Last year’s most streamed artist was Bad Bunny and the most streamed song was Blinding Lights by the Weeknd. Newer artists and indie groups already faced an uphill battle in getting discovered by listeners but Spotify’s Wrapped proves the climb is even steeper with streaming services. Most people’s year in review features the Swifts and Biebers and Drakes. We share what we’ve been listening to based on our preferences, sure, but also what the service has been pushing to us and what the algorithm thinks we like, resulting in a closed loop of consumption.

The only thing that has perhaps as much influence as the Spotify algorithm is TikTok. The app’s viral videos have resurfaced old tracks such as Fleetwood Mac’s Dreams, pushing them back onto the Billboard charts after decades, and taken popular songs by artists including Dua Lipa and pushed them into smash hit status. And perhaps precisely because of that TikTok effect, Spotify is debuting a new feature called “Discover,” which lets listeners access a TikTok-like feed of music videos that they can like or dismiss, proving the impact of the video app on how we listen to and find new music. But even a TikTok-fuelled hit ultimately sends listeners back to Spotify, its dominance over our habits personified by our eagerness to share our year in music and what it might say about us.

Of course, even with services such as Spotify’s “New Music” playlists or this new “Discover” tab, our consumption habits are shaped and skewed by an algorithm that favours big names and heavy streams. And even those huge stars feel beholden to how Spotify serves up their music. They are keenly aware of how significant the streamer is, not just in terms of what it plays, but how it plays it and, more often than not, have few options to change it.

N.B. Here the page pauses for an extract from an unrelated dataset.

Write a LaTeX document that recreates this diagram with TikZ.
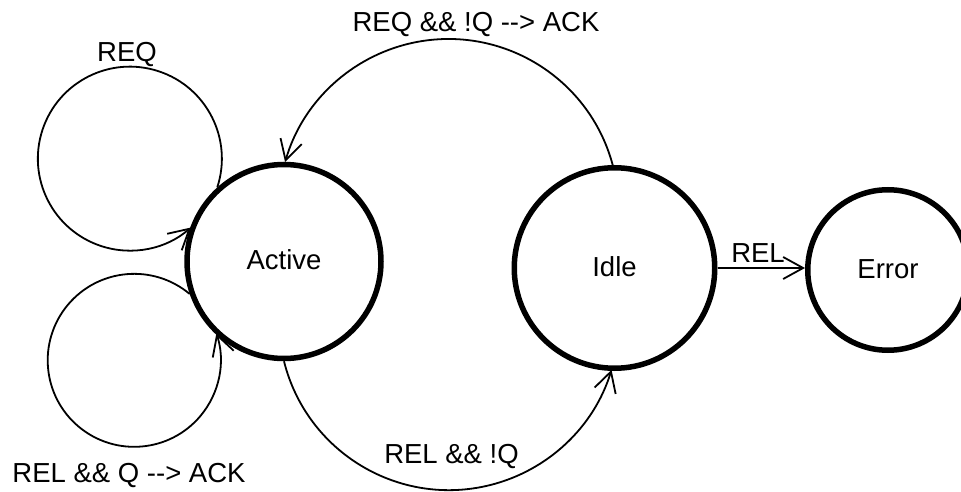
\documentclass[tikz,border=0pt]{standalone}
\usepackage{fontspec}
\setmainfont{Liberation Sans}
\usetikzlibrary{arrows.meta}
\begin{document}
\begin{tikzpicture}[x=1pt,y=1pt,
  every node/.style={font=\fontsize{27.5}{33}\selectfont, inner sep=0pt},
  state/.style={circle, draw, line width=5.5pt, minimum size=#1,
                text height=20pt, text depth=4pt},
  trans/.style={line width=1.8pt, -{Straight Barb[length=20pt,width=22pt]}},
  lbl/.style={anchor=base}]
\useasboundingbox (0,0) rectangle (961,491);

% states
\node[state=194pt]   (active) at (284,229.5) {Active};
\node[state=200.5pt] (idle)   at (614.5,223) {Idle};
\node[state=160.5pt] (error)  at (888,221)   {Error};

% self loops on Active
\draw[trans] (active.132.3) arc[start angle=-18.2, end angle=311.5, radius=92];
\draw[trans] (active.199.6) arc[start angle=50.1, end angle=378.2, radius=86.5];

% transitions between states
\draw[trans] (idle.91) arc[start angle=15, end angle=164, radius=170];
\draw[trans] (active.south) arc[start angle=194, end angle=343, radius=170];
\draw[trans] (idle.east) -- (idle.east -| error.west);

% transition labels
\node[lbl] (lreq)  at (127,429)   {REQ};
\node[lbl] (ltop)  at (476,459)   {REQ \&\& !Q -{}-> ACK};
\node[lbl] (lbot)  at (451.5,28)  {REL \&\& !Q};
\node[lbl] (lloop) at (129,9)     {REL \&\& Q -{}-> ACK};
\node[lbl] (lrel)  at (758,229)   {REL};
\end{tikzpicture}
\end{document}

So when you eagerly share your year in review across all your social feeds, consider what figures prominently in your own listening habits and how those habits have been shaped. Because increasingly what Wrapped says about us, beyond how many times we’ve streamed Tracy Chapman’s Fast Car this year, is that our experience with music is completely defined by one service and that service relies on blockbuster artists to fuel streams and subscriptions. It may be good for Spotify, but is it good for music?